P1-3 pupils in Scotland to get free school meals
All Scottish P1-P3 pupils will get free school meals from January 2015, First Minister Alex Salmond has announced.
He said the move, affecting 165,000 youngsters, would boost health and was worth £330 a year for each child to families.
The move matches a plan being introduced in England, in September this year.
Opposition parties accused the Scottish government of playing catch-up, and taking credit for Westminster policies.
The first minister also told the Scottish Parliament that free childcare would be expanded to every two-year-old from a workless household in Scotland by August, affecting about 8,400 youngsters.
Mr Salmond said a further extension of the policy to reach 15,400 two-year-olds by August 2015 would see Scotland delivering 80 million hours of childcare to pre-school children, which he said was the greatest amount in the UK.
The free meals announcement on Tuesday came after UK ministers announced plans to offer pupils in the first three years of primary school in England a free cooked lunch.
End Quote Ruth Davidson Scottish Conservative leader
We have a Westminster policy delivered with Westminster money, and the SNP playing catch-up but trying to claim the credit”
Scottish ministers followed suit, partly by using extra money going to Scotland, through the Barnett Formula, as a consequence of the English plan.
Mr Salmond said the Scottish government announcements would bring improvements, but fell short of the childcare revolution which Scotland needed.
Ahead of the independence referendum on 18 September, the Scottish government said all three and four-year-olds, and vulnerable two-year-olds, would get 1,140 hours of childcare a year by the end of the first parliament, in the event of a "Yes" vote.
But opposition parties said SNP ministers had the devolved powers to realise their childcare plans now.
Mr Salmond told MSPs: "We need to create a tax welfare and childcare system that doesn't plunge children into poverty, as the UK government is doing, that puts us on a par with the best childcare systems in the world.
Alex Salmond's critics suggested his enthusiasm for free school meals was driven by external factors: the availability of cash from the Treasury as a consequence of the previous announcement of a comparable scheme for England; a desire to cosset parents - and especially mothers - with an eye to the referendum.
The first minister insisted he was persuaded by the advantages of the policy: it encouraged uptake including among those who were nominally eligible at present; it improved the health and wellbeing of youngsters and thus their educational attainment.
"That is why the future of Scotland's children is the future of Scotland, and why Scotland's future is an independent one."
Scottish Labour leader Johann Lamont said the free school meals plan was promised by the SNP in 2007, but never delivered, adding: "Now it has been reprised, because the UK government has acted on it and provided the money."
She said of Mr Salmond's childcare vision: "What he had was an opportunity to show his new-found commitment to childcare was more than a referendum ploy and start delivering for working families and children now."

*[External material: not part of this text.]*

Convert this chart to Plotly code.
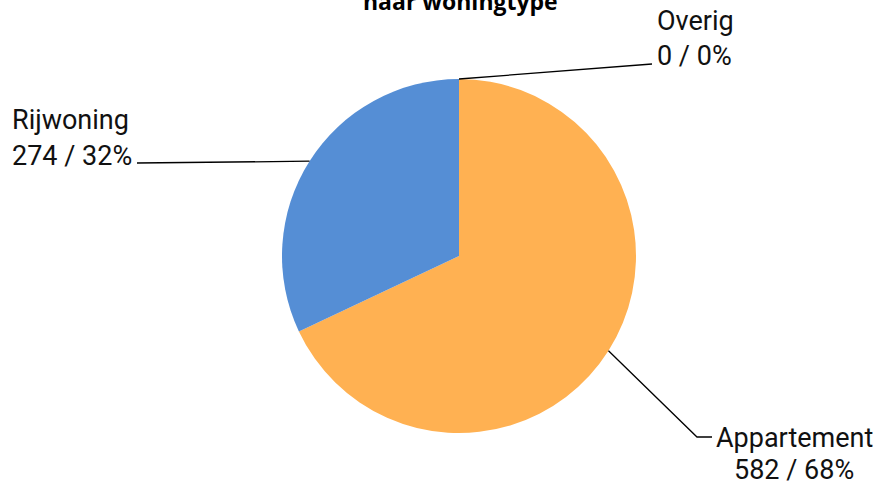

Ruth Davidson, the Scottish Conservative leader, added: "A cynic might say that the SNP, having promised the earth and failed to deliver for years, has only now re-discovered its commitment to free school meals because the coalition government is delivering it.
"Today, we have a Westminster policy delivered with Westminster money, and the SNP playing catch-up but trying to claim the credit."
However, the free school meal and childcare expansion plan, being funded at a total cost of £114m over two years, was welcomed by Scottish Liberal Democrat leader Willie Rennie, a long-time campaigner on the issue.
"The best educational investment we can make is in two-year-olds, because that can change their life," he said.
"If we're going to break the inter-generational cycle of poverty we can make efforts at later stages - we can do stuff about youth unemployment, we can try and improve life chances through schools - but the best impact we can make is in doing it at the age of two."
John Dickie, head of the Child Poverty Action Group, told BBC Scotland the school meals announcement was long overdue, adding: "The pressures on families and their ability to support their children are extraordinary, so providing a free school lunch to children in primary one to primary three is a very immediate, direct and well-evidenced way of supporting families at a time of increasing pressures."
Currently, 33,000 P1-P3 pupils in Scotland are eligible for free school meals.
Later, a vote in the Scottish Parliament on a motion confirming the government's commitment to increasing free school meals and the provision of early learning and childcare was passed by 67 votes to 46.
Labour, which voted against the motion, sought an amendment which stated that progress in tackling child poverty had stalled in Scotland under the current administration.
It called on the Scottish government to take action "to deliver for children now, including providing 50% of two-year-olds with 600 hours of free early learning and care in 2014".